» **The task**
Will you output the entries below exactly, skipping every image they contain?

» **Data entries**

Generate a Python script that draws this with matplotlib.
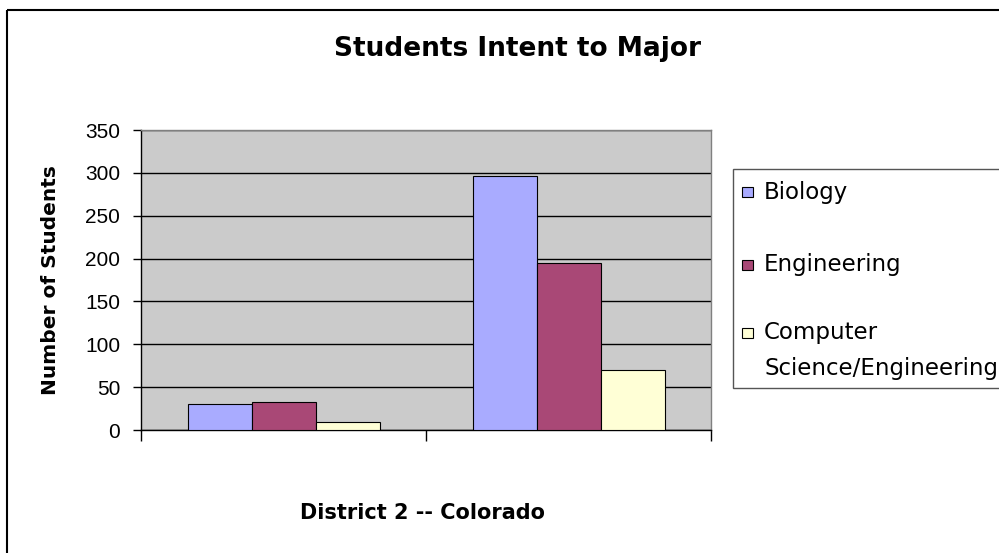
import matplotlib
matplotlib.use("Agg")
import matplotlib.pyplot as plt
from matplotlib.patches import Rectangle
import numpy as np

plt.rcParams['font.family'] = ['Liberation Sans', 'DejaVu Sans']

# data
categories = ["", ""]
series_names = ["Biology", "Engineering", "Computer\nScience/Engineering"]
biology = [30, 296]
engineering = [33, 195]
computer_sci = [9, 70]
colors = ["#A9ABFF", "#A94876", "#FFFFD6"]
yticks = [0, 50, 100, 150, 200, 250, 300, 350]

W, H = 999, 553
fig = plt.figure(figsize=(W / 100, H / 100), dpi=100)

# plot area in pixel coords
L, R, T, B = 141, 711, 130, 430
ax = fig.add_axes([L / W, (H - B) / H, (R - L) / W, (B - T) / H])
ax.set_facecolor("#CBCBCB")

x = np.arange(len(categories))
bw = 64 / 285.0
values = [biology, engineering, computer_sci]
for i, (vals, c) in enumerate(zip(values, colors)):
    ax.bar(x + (i - 1) * bw, vals, width=bw, color=c, edgecolor="black",
           linewidth=0.8, zorder=3)

ax.set_xlim(-0.5, len(categories) - 0.5)
ax.set_ylim(0, 350)
ax.set_yticks(yticks)
ax.set_yticklabels([str(v) for v in yticks], fontsize=15)
ax.set_xticks([-0.5, 0.5, 1.5])
ax.set_xticklabels([])
ax.tick_params(axis='x', length=8, width=1, direction='out', color='black')
ax.tick_params(axis='y', length=6, width=1, direction='out', color='black', pad=9)
ax.yaxis.grid(True, color='black', linewidth=1, zorder=1)
ax.set_axisbelow(True)
for s in ['top', 'right']:
    ax.spines[s].set_color('#808080')
    ax.spines[s].set_linewidth(1)
for s in ['left', 'bottom']:
    ax.spines[s].set_color('black')
    ax.spines[s].set_linewidth(1)

# overlay for border, titles and legend
ov = fig.add_axes([0, 0, 1, 1], zorder=-1)
ov.set_xlim(0, W)
ov.set_ylim(H, 0)
ov.axis('off')
ov.add_patch(Rectangle((7, 10), 1100, 600, fill=False, edgecolor='black', linewidth=1.5))

top = fig.add_axes([0, 0, 1, 1], zorder=5)
top.set_xlim(0, W)
top.set_ylim(H, 0)
top.axis('off')
top.patch.set_alpha(0)

wide = ['DejaVu Sans']
top.text(518, 49, "Students Intent to Major", ha='center', va='center',
         fontsize=19, fontweight='bold', family=wide)
top.text(423, 513, "District 2 -- Colorado", ha='center', va='center',
         fontsize=15, fontweight='bold', family=wide)
top.text(51, 280, "Number of Students", ha='center', va='center',
         rotation=90, fontsize=14.5, fontweight='bold', family=wide)

# legend
top.add_patch(Rectangle((733, 169), 300, 219, facecolor='white',
                        edgecolor='#555555', linewidth=1))
leg_y = [192, 265, 333]
for name, c, yy in zip(series_names, colors, leg_y):
    top.add_patch(Rectangle((742, yy - 5), 11, 10, facecolor=c,
                            edgecolor='black', linewidth=0.8))
    for k, ln in enumerate(name.split("\n")):
        top.text(764, yy + k * 35, ln, ha='left', va='center',
                 fontsize=16.5, family=wide)

fig.savefig("out.png", dpi=100)
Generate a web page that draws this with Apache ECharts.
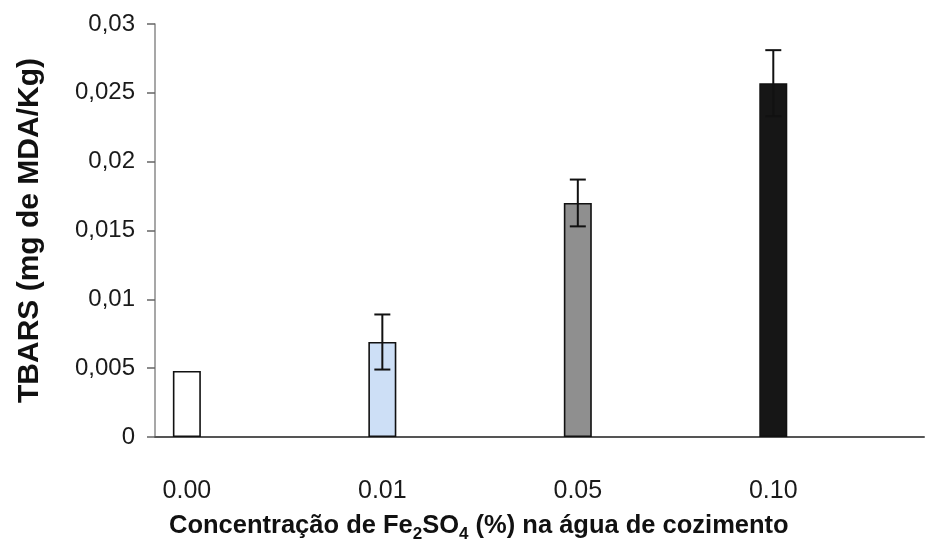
<!DOCTYPE html>
<html>
<head>
<meta charset="utf-8">
<script src="https://cdn.jsdelivr.net/npm/echarts@6/dist/echarts.min.js"></script>
<style>
  html, body { margin: 0; padding: 0; background: #fff; }
  #chart { width: 926px; height: 544px; }
</style>
</head>
<body>
<div id="chart"></div>
<script>
// Fe2SO4 concentration in the cooking water (%)
const categories = ['0.00', '0.01', '0.05', '0.10'];
// TBARS means (mg MDA/Kg)
const tbars = [0.0048, 0.0069, 0.0170, 0.0257];
// standard deviations (0 = no error bar drawn)
const errors = [0, 0.0020, 0.0017, 0.0024];
// y-axis tick values
const yTicks = [0, 0.005, 0.01, 0.015, 0.02, 0.025, 0.03];

const fills = ['#ffffff', '#cddff6', '#8f8f8f', '#161616'];
const FONT = '"Liberation Sans", Arial, Helvetica, sans-serif';

const chart = echarts.init(document.getElementById('chart'), null, { renderer: 'canvas' });

const barData = tbars.map((v, i) => ({
  value: [i, v],
  itemStyle: { color: fills[i] }
}));

const errData = tbars
  .map((v, i) => [i, v - errors[i], v + errors[i], errors[i]])
  .filter(d => d[3] > 0);

chart.setOption({
  backgroundColor: '#ffffff',
  animation: false,
  title: {
    text: 'Concentração de Fe{sub|2}SO{sub|4} (%) na água de cozimento',
    left: 164,
    top: 508,
    textStyle: {
      fontFamily: FONT,
      fontSize: 25.5,
      fontWeight: 'bold',
      color: '#111',
      rich: {
        sub: {
          fontFamily: FONT,
          fontSize: 17,
          fontWeight: 'bold',
          color: '#111',
          verticalAlign: 'bottom',
          padding: [0, 0, -4, 0]
        }
      }
    }
  },
  grid: { left: 155, right: 2, top: 24, bottom: 107, containLabel: false },
  xAxis: {
    type: 'value',
    min: -0.163,
    max: 3.771,
    splitLine: { show: false },
    axisLine: { show: true, onZero: false, lineStyle: { color: '#555', width: 2 } },
    axisTick: { show: false },
    axisLabel: {
      customValues: categories.map((c, i) => i),
      formatter: v => categories[Math.round(v)],
      fontFamily: FONT,
      fontSize: 25,
      color: '#1a1a1a',
      margin: 42
    }
  },
  yAxis: {
    type: 'value',
    min: yTicks[0],
    max: yTicks[yTicks.length - 1],
    interval: yTicks[1] - yTicks[0],
    name: 'TBARS (mg de MDA/Kg)',
    nameLocation: 'middle',
    nameGap: 110,
    nameRotate: 90,
    nameTextStyle: {
      fontFamily: FONT,
      fontSize: 30,
      fontWeight: 'bold',
      color: '#111'
    },
    splitLine: { show: false },
    axisLine: { show: true, onZero: false, lineStyle: { color: '#8a8a8a', width: 1.5 } },
    axisTick: { show: true, length: 8, inside: false, lineStyle: { color: '#666', width: 1.5 } },
    axisLabel: {
      formatter: v => String(+v.toFixed(3)).replace('.', ','),
      fontFamily: FONT,
      fontSize: 24,
      color: '#1a1a1a',
      margin: 20
    }
  },
  series: [
    {
      type: 'bar',
      data: barData,
      barWidth: 28,
      itemStyle: { borderColor: '#111', borderWidth: 1.6 },
      z: 2
    },
    {
      type: 'custom',
      z: 3,
      data: errData,
      renderItem: (params, api) => {
        const x = api.coord([api.value(0), 0])[0];
        const lo = api.coord([api.value(0), api.value(1)])[1];
        const hi = api.coord([api.value(0), api.value(2)])[1];
        const cap = 8;
        const style = { stroke: '#111', lineWidth: 2 };
        return {
          type: 'group',
          children: [
            { type: 'line', shape: { x1: x, y1: hi, x2: x, y2: lo }, style },
            { type: 'line', shape: { x1: x - cap, y1: hi, x2: x + cap, y2: hi }, style },
            { type: 'line', shape: { x1: x - cap, y1: lo, x2: x + cap, y2: lo }, style }
          ]
        };
      }
    }
  ]
});
</script>
</body>
</html>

» **Exercise answer**
Generate a Python script that draws this with matplotlib.
import matplotlib
matplotlib.use("Agg")
import matplotlib.pyplot as plt
from matplotlib.patches import Rectangle
import numpy as np

plt.rcParams['font.family'] = ['Liberation Sans', 'DejaVu Sans']

# data
categories = ["", ""]
series_names = ["Biology", "Engineering", "Computer\nScience/Engineering"]
biology = [30, 296]
engineering = [33, 195]
computer_sci = [9, 70]
colors = ["#A9ABFF", "#A94876", "#FFFFD6"]
yticks = [0, 50, 100, 150, 200, 250, 300, 350]

W, H = 999, 553
fig = plt.figure(figsize=(W / 100, H / 100), dpi=100)

# plot area in pixel coords
L, R, T, B = 141, 711, 130, 430
ax = fig.add_axes([L / W, (H - B) / H, (R - L) / W, (B - T) / H])
ax.set_facecolor("#CBCBCB")

x = np.arange(len(categories))
bw = 64 / 285.0
values = [biology, engineering, computer_sci]
for i, (vals, c) in enumerate(zip(values, colors)):
    ax.bar(x + (i - 1) * bw, vals, width=bw, color=c, edgecolor="black",
           linewidth=0.8, zorder=3)

ax.set_xlim(-0.5, len(categories) - 0.5)
ax.set_ylim(0, 350)
ax.set_yticks(yticks)
ax.set_yticklabels([str(v) for v in yticks], fontsize=15)
ax.set_xticks([-0.5, 0.5, 1.5])
ax.set_xticklabels([])
ax.tick_params(axis='x', length=8, width=1, direction='out', color='black')
ax.tick_params(axis='y', length=6, width=1, direction='out', color='black', pad=9)
ax.yaxis.grid(True, color='black', linewidth=1, zorder=1)
ax.set_axisbelow(True)
for s in ['top', 'right']:
    ax.spines[s].set_color('#808080')
    ax.spines[s].set_linewidth(1)
for s in ['left', 'bottom']:
    ax.spines[s].set_color('black')
    ax.spines[s].set_linewidth(1)

# overlay for border, titles and legend
ov = fig.add_axes([0, 0, 1, 1], zorder=-1)
ov.set_xlim(0, W)
ov.set_ylim(H, 0)
ov.axis('off')
ov.add_patch(Rectangle((7, 10), 1100, 600, fill=False, edgecolor='black', linewidth=1.5))

top = fig.add_axes([0, 0, 1, 1], zorder=5)
top.set_xlim(0, W)
top.set_ylim(H, 0)
top.axis('off')
top.patch.set_alpha(0)

wide = ['DejaVu Sans']
top.text(518, 49, "Students Intent to Major", ha='center', va='center',
         fontsize=19, fontweight='bold', family=wide)
top.text(423, 513, "District 2 -- Colorado", ha='center', va='center',
         fontsize=15, fontweight='bold', family=wide)
top.text(51, 280, "Number of Students", ha='center', va='center',
         rotation=90, fontsize=14.5, fontweight='bold', family=wide)

# legend
top.add_patch(Rectangle((733, 169), 300, 219, facecolor='white',
                        edgecolor='#555555', linewidth=1))
leg_y = [192, 265, 333]
for name, c, yy in zip(series_names, colors, leg_y):
    top.add_patch(Rectangle((742, yy - 5), 11, 10, facecolor=c,
                            edgecolor='black', linewidth=0.8))
    for k, ln in enumerate(name.split("\n")):
        top.text(764, yy + k * 35, ln, ha='left', va='center',
                 fontsize=16.5, family=wide)

fig.savefig("out.png", dpi=100)
Generate a web page that draws this with Apache ECharts.
<!DOCTYPE html>
<html>
<head>
<meta charset="utf-8">
<script src="https://cdn.jsdelivr.net/npm/echarts@6/dist/echarts.min.js"></script>
<style>
  html, body { margin: 0; padding: 0; background: #fff; }
  #chart { width: 926px; height: 544px; }
</style>
</head>
<body>
<div id="chart"></div>
<script>
// Fe2SO4 concentration in the cooking water (%)
const categories = ['0.00', '0.01', '0.05', '0.10'];
// TBARS means (mg MDA/Kg)
const tbars = [0.0048, 0.0069, 0.0170, 0.0257];
// standard deviations (0 = no error bar drawn)
const errors = [0, 0.0020, 0.0017, 0.0024];
// y-axis tick values
const yTicks = [0, 0.005, 0.01, 0.015, 0.02, 0.025, 0.03];

const fills = ['#ffffff', '#cddff6', '#8f8f8f', '#161616'];
const FONT = '"Liberation Sans", Arial, Helvetica, sans-serif';

const chart = echarts.init(document.getElementById('chart'), null, { renderer: 'canvas' });

const barData = tbars.map((v, i) => ({
  value: [i, v],
  itemStyle: { color: fills[i] }
}));

const errData = tbars
  .map((v, i) => [i, v - errors[i], v + errors[i], errors[i]])
  .filter(d => d[3] > 0);

chart.setOption({
  backgroundColor: '#ffffff',
  animation: false,
  title: {
    text: 'Concentração de Fe{sub|2}SO{sub|4} (%) na água de cozimento',
    left: 164,
    top: 508,
    textStyle: {
      fontFamily: FONT,
      fontSize: 25.5,
      fontWeight: 'bold',
      color: '#111',
      rich: {
        sub: {
          fontFamily: FONT,
          fontSize: 17,
          fontWeight: 'bold',
          color: '#111',
          verticalAlign: 'bottom',
          padding: [0, 0, -4, 0]
        }
      }
    }
  },
  grid: { left: 155, right: 2, top: 24, bottom: 107, containLabel: false },
  xAxis: {
    type: 'value',
    min: -0.163,
    max: 3.771,
    splitLine: { show: false },
    axisLine: { show: true, onZero: false, lineStyle: { color: '#555', width: 2 } },
    axisTick: { show: false },
    axisLabel: {
      customValues: categories.map((c, i) => i),
      formatter: v => categories[Math.round(v)],
      fontFamily: FONT,
      fontSize: 25,
      color: '#1a1a1a',
      margin: 42
    }
  },
  yAxis: {
    type: 'value',
    min: yTicks[0],
    max: yTicks[yTicks.length - 1],
    interval: yTicks[1] - yTicks[0],
    name: 'TBARS (mg de MDA/Kg)',
    nameLocation: 'middle',
    nameGap: 110,
    nameRotate: 90,
    nameTextStyle: {
      fontFamily: FONT,
      fontSize: 30,
      fontWeight: 'bold',
      color: '#111'
    },
    splitLine: { show: false },
    axisLine: { show: true, onZero: false, lineStyle: { color: '#8a8a8a', width: 1.5 } },
    axisTick: { show: true, length: 8, inside: false, lineStyle: { color: '#666', width: 1.5 } },
    axisLabel: {
      formatter: v => String(+v.toFixed(3)).replace('.', ','),
      fontFamily: FONT,
      fontSize: 24,
      color: '#1a1a1a',
      margin: 20
    }
  },
  series: [
    {
      type: 'bar',
      data: barData,
      barWidth: 28,
      itemStyle: { borderColor: '#111', borderWidth: 1.6 },
      z: 2
    },
    {
      type: 'custom',
      z: 3,
      data: errData,
      renderItem: (params, api) => {
        const x = api.coord([api.value(0), 0])[0];
        const lo = api.coord([api.value(0), api.value(1)])[1];
        const hi = api.coord([api.value(0), api.value(2)])[1];
        const cap = 8;
        const style = { stroke: '#111', lineWidth: 2 };
        return {
          type: 'group',
          children: [
            { type: 'line', shape: { x1: x, y1: hi, x2: x, y2: lo }, style },
            { type: 'line', shape: { x1: x - cap, y1: hi, x2: x + cap, y2: hi }, style },
            { type: 'line', shape: { x1: x - cap, y1: lo, x2: x + cap, y2: lo }, style }
          ]
        };
      }
    }
  ]
});
</script>
</body>
</html>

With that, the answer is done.